Go through the records from the first line and retype each one exactly, stopping once the line with "Chart.register(...registerables);" is done. Pictures are left out.

----

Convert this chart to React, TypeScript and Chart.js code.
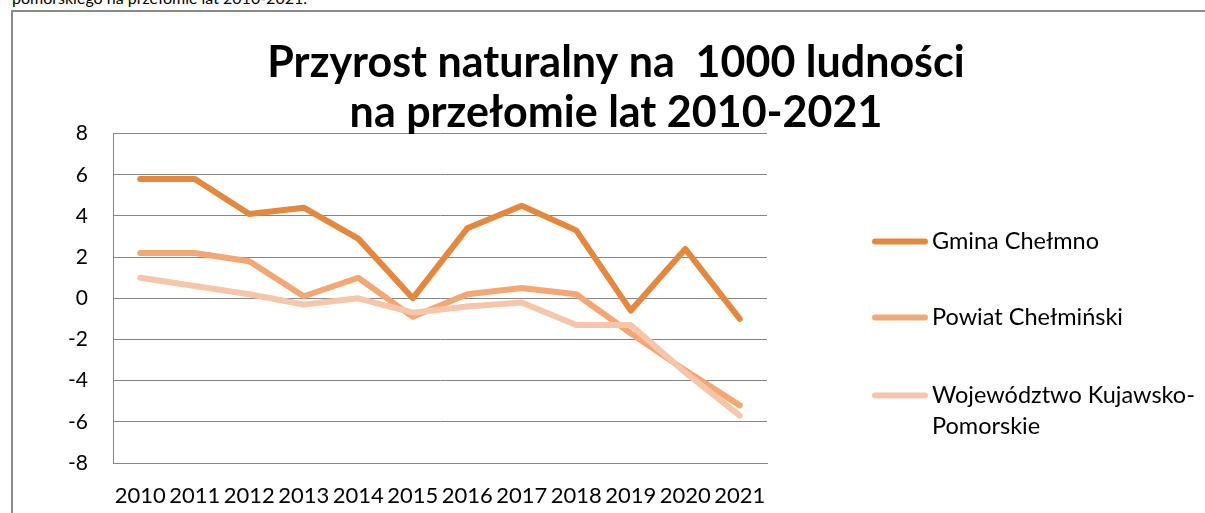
import React, { useEffect, useRef } from "react";
import { Chart, registerables } from "chart.js";

Chart.register(...registerables);

const years = ["2010", "2011", "2012", "2013", "2014", "2015", "2016", "2017", "2018", "2019", "2020", "2021"];
const gminaChelmno = [5.8, 5.8, 4.1, 4.4, 2.9, 0.0, 3.4, 4.5, 3.3, -0.6, 2.4, -1.0];
const powiatChelminski = [2.2, 2.2, 1.8, 0.1, 1.0, -0.9, 0.2, 0.5, 0.2, -1.7, -3.5, -5.2];
const wojewodztwo = [1.0, 0.6, 0.2, -0.3, 0.0, -0.7, -0.4, -0.2, -1.3, -1.3, -3.6, -5.7];
const seriesNames = ["Gmina Chełmno", "Powiat Chełmiński", "Województwo Kujawsko-Pomorskie"];
const legendLines = [["Gmina Chełmno"], ["Powiat Chełmiński"], ["Województwo Kujawsko-", "Pomorskie"]];
const titleLines = ["Przyrost naturalny na  1000 ludności", "na przełomie lat 2010-2021"];
const yMin = -8;
const yMax = 8;
const yStep = 2;

const COLORS = ["#E5883E", "#F4A673", "#F7C6AA"];

const legendPlugin = {
  id: "sideLegend",
  afterDraw(chart: any) {
    const ctx = chart.ctx;
    const area = chart.chartArea;
    const x0 = area.right + 105;
    const lineLen = 56;
    const ys = [area.top + 108, area.top + 184, area.top + 262];
    ctx.save();
    chart.data.datasets.forEach((ds: any, i: number) => {
      const y = ys[i];
      ctx.beginPath();
      ctx.strokeStyle = ds.borderColor;
      ctx.lineWidth = 6;
      ctx.lineCap = "round";
      ctx.moveTo(x0 + 3, y);
      ctx.lineTo(x0 + lineLen - 3, y);
      ctx.stroke();
      ctx.fillStyle = "#000";
      ctx.font = "23.5px Lato";
      ctx.textAlign = "left";
      ctx.textBaseline = "middle";
      legendLines[i].forEach((t, k) => {
        ctx.fillText(t, x0 + lineLen + 4, y + k * 31);
      });
    });
    ctx.restore();
  },
};

export default function App() {
  const ref = useRef<HTMLCanvasElement>(null);
  useEffect(() => {
    if (!ref.current) return;
    const chart = new Chart(ref.current, {
      type: "line",
      data: {
        labels: years,
        datasets: [
          { label: seriesNames[0], data: gminaChelmno, borderColor: COLORS[0], backgroundColor: COLORS[0], order: 0 },
          { label: seriesNames[1], data: powiatChelminski, borderColor: COLORS[1], backgroundColor: COLORS[1], order: 2 },
          { label: seriesNames[2], data: wojewodztwo, borderColor: COLORS[2], backgroundColor: COLORS[2], order: 1 },
        ].map((d) => ({
          ...d,
          borderWidth: 6,
          pointRadius: 0,
          pointHoverRadius: 0,
          tension: 0,
          borderJoinStyle: "round" as const,
          borderCapStyle: "round" as const,
          yAxisID: "y",
        })),
      },
      options: {
        responsive: false,
        animation: false,
        devicePixelRatio: 1,
        layout: { padding: { left: 14, right: 0, top: 0, bottom: 0 } },
        plugins: {
          legend: { display: false },
          tooltip: { enabled: false },
          title: {
            display: true,
            text: titleLines,
            color: "#000",
            font: { family: "Lato", size: 43, weight: "bold", lineHeight: 1.17 },
            padding: { top: 26, bottom: -5 },
          },
        },
        scales: {
          x: {
            offset: true,
            grid: { display: true, drawOnChartArea: false, drawTicks: false },
            border: { display: true, color: "#868686", width: 1 },
            ticks: {
              color: "#000",
              font: { family: "Lato", size: 22 },
              padding: 20,
              autoSkip: false,
              maxRotation: 0,
              minRotation: 0,
            },
            afterFit: (s: any) => {
              s.height = 50;
            },
          },
          y: {
            min: yMin,
            max: yMax,
            position: "left",
            grid: { color: "#868686", lineWidth: 1, drawTicks: false },
            border: { display: true, color: "#868686", width: 1 },
            ticks: {
              stepSize: yStep,
              color: "#000",
              font: { family: "Lato", size: 21 },
              padding: 25,
            },
            afterFit: (s: any) => {
              s.width = 86;
            },
          },
          legendSpace: {
            type: "linear",
            position: "right",
            display: true,
            grid: { display: false },
            border: { display: false },
            ticks: { display: false },
            afterFit: (s: any) => {
              s.width = 438;
            },
          },
        },
      },
      plugins: [legendPlugin],
    } as any);
    return () => chart.destroy();
  }, []);

  return (
    <div style={{ position: "fixed", inset: 0, overflow: "hidden", background: "#fff" }}>
      <div
        style={{
          position: "absolute",
          left: 12,
          top: -11,
          fontFamily: "Lato",
          fontSize: 16,
          lineHeight: "18px",
          color: "#000",
          whiteSpace: "nowrap",
        }}
      >
        pomorskiego na przełomie lat 2010-2021.
      </div>
      <div
        style={{
          position: "absolute",
          left: 11,
          top: 10,
          width: 1300,
          height: 600,
          borderLeft: "2px solid #8a8a8a",
          borderTop: "2px solid #8a8a8a",
        }}
      >
        <canvas ref={ref} width={1192} height={501} style={{ display: "block", width: 1192, height: 501 }} />
      </div>
    </div>
  );
}
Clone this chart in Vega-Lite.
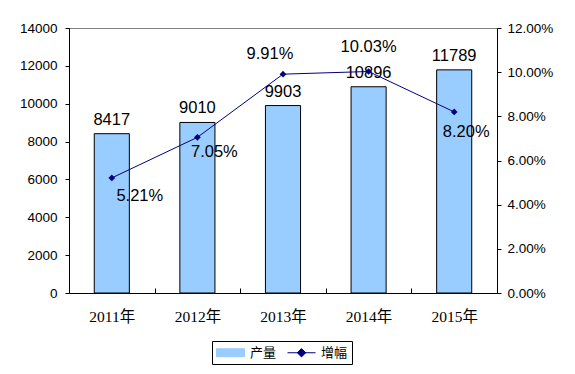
{
  "$schema": "https://vega.github.io/schema/vega-lite/v6.json",
  "width": 428,
  "height": 265,
  "autosize": {"type": "none"},
  "padding": {"left": 69, "top": 28, "right": 78, "bottom": 81},
  "background": "white",
  "config": {
    "view": {"stroke": "#808080", "strokeWidth": 1},
    "axis": {"labelFont": "Liberation Sans", "labelColor": "black", "labelFontSize": 13.5, "domainColor": "black", "tickColor": "black", "grid": false, "title": null},
    "text": {"font": "Liberation Sans", "fontSize": 16.5, "fill": "black"}
  },
  "data": {"values": [
    {"year": "2011年", "output": 8417, "growth": 0.0521},
    {"year": "2012年", "output": 9010, "growth": 0.0705},
    {"year": "2013年", "output": 9903, "growth": 0.0991},
    {"year": "2014年", "output": 10896, "growth": 0.1003},
    {"year": "2015年", "output": 11789, "growth": 0.082}
  ]},
  "encoding": {
    "x": {"field": "year", "type": "nominal", "sort": null,
      "scale": {"paddingInner": 0, "paddingOuter": 0},
      "axis": {"labelAngle": 0, "tickBand": "extent", "tickSize": -5, "labelPadding": 21, "labelFont": "Liberation Serif, Noto Sans CJK SC", "labelFontSize": 15.5, "labelBaseline": "top"}}
  },
  "layer": [
    {
      "encoding": {
        "y": {"field": "output", "type": "quantitative",
          "scale": {"domain": [0, 14000], "nice": false},
          "axis": {"orient": "left", "values": [0, 2000, 4000, 6000, 8000, 10000, 12000, 14000], "tickSize": 4, "labelPadding": 8, "format": "d"}}
      },
      "layer": [
        {
          "mark": {"type": "bar", "stroke": "black", "strokeWidth": 1, "width": {"band": 0.41}},
          "encoding": {
            "color": {"datum": "产量", "type": "nominal",
              "scale": {"domain": ["产量", "增幅"], "range": ["#99CCFF", "#000080"]},
              "legend": {"orient": "none", "legendX": 143, "legendY": 313, "direction": "horizontal", "title": null,
                "strokeColor": "black", "padding": 4, "symbolSize": 196, "labelFont": "Noto Sans CJK SC", "labelFontSize": 13, "labelColor": "black",
                "columnPadding": 8, "labelOffset": 19,
                "symbolType": {"expr": "datum.value === '产量' ? 'M-1,-0.57H3V0.57H-1Z' : 'M-1,0H3M1,-0.6L1.6,0L1,0.6L0.4,0Z'"},
                "symbolStrokeColor": {"expr": "datum.value === '产量' ? 'black' : '#000080'"},
                "symbolFillColor": {"expr": "datum.value === '产量' ? '#99CCFF' : '#000080'"},
                "symbolStrokeWidth": 1,
                "symbolOpacity": 1
              }
            }
          }
        },
        {
          "mark": {"type": "text", "baseline": "bottom", "dy": -6},
          "encoding": {"text": {"field": "output", "type": "quantitative", "format": "d"}}
        }
      ]
    },
    {
      "encoding": {
        "y": {"field": "growth", "type": "quantitative",
          "scale": {"domain": [0, 0.12], "nice": false},
          "axis": {"orient": "right", "values": [0, 0.02, 0.04, 0.06, 0.08, 0.1, 0.12], "format": ".2%", "tickSize": 4, "labelPadding": 6}}
      },
      "layer": [
        {
          "mark": {"type": "line", "strokeWidth": 1},
          "encoding": {"color": {"datum": "增幅", "type": "nominal"}}
        },
        {
          "mark": {"type": "point", "shape": "diamond", "filled": true, "size": 45, "opacity": 1},
          "encoding": {"color": {"datum": "增幅", "type": "nominal"}}
        },
        {
          "transform": [{"filter": "datum.year === '2011年'"}],
          "mark": {"type": "text", "baseline": "middle", "dx": 28, "dy": 18},
          "encoding": {"text": {"field": "growth", "type": "quantitative", "format": ".2%"}}
        },
        {
          "transform": [{"filter": "datum.year === '2012年'"}],
          "mark": {"type": "text", "baseline": "middle", "dx": 17, "dy": 15},
          "encoding": {"text": {"field": "growth", "type": "quantitative", "format": ".2%"}}
        },
        {
          "transform": [{"filter": "datum.year === '2013年'"}],
          "mark": {"type": "text", "baseline": "middle", "dx": -13, "dy": -20},
          "encoding": {"text": {"field": "growth", "type": "quantitative", "format": ".2%"}}
        },
        {
          "transform": [{"filter": "datum.year === '2014年'"}],
          "mark": {"type": "text", "baseline": "middle", "dx": 0, "dy": -25},
          "encoding": {"text": {"field": "growth", "type": "quantitative", "format": ".2%"}}
        },
        {
          "transform": [{"filter": "datum.year === '2015年'"}],
          "mark": {"type": "text", "baseline": "middle", "dx": 12, "dy": 20},
          "encoding": {"text": {"field": "growth", "type": "quantitative", "format": ".2%"}}
        }
      ]
    }
  ],
  "resolve": {"scale": {"y": "independent"}}
}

----

Answer to the task:
Convert this chart to React, TypeScript and Chart.js code.
import React, { useEffect, useRef } from "react";
import { Chart, registerables } from "chart.js";

Chart.register(...registerables);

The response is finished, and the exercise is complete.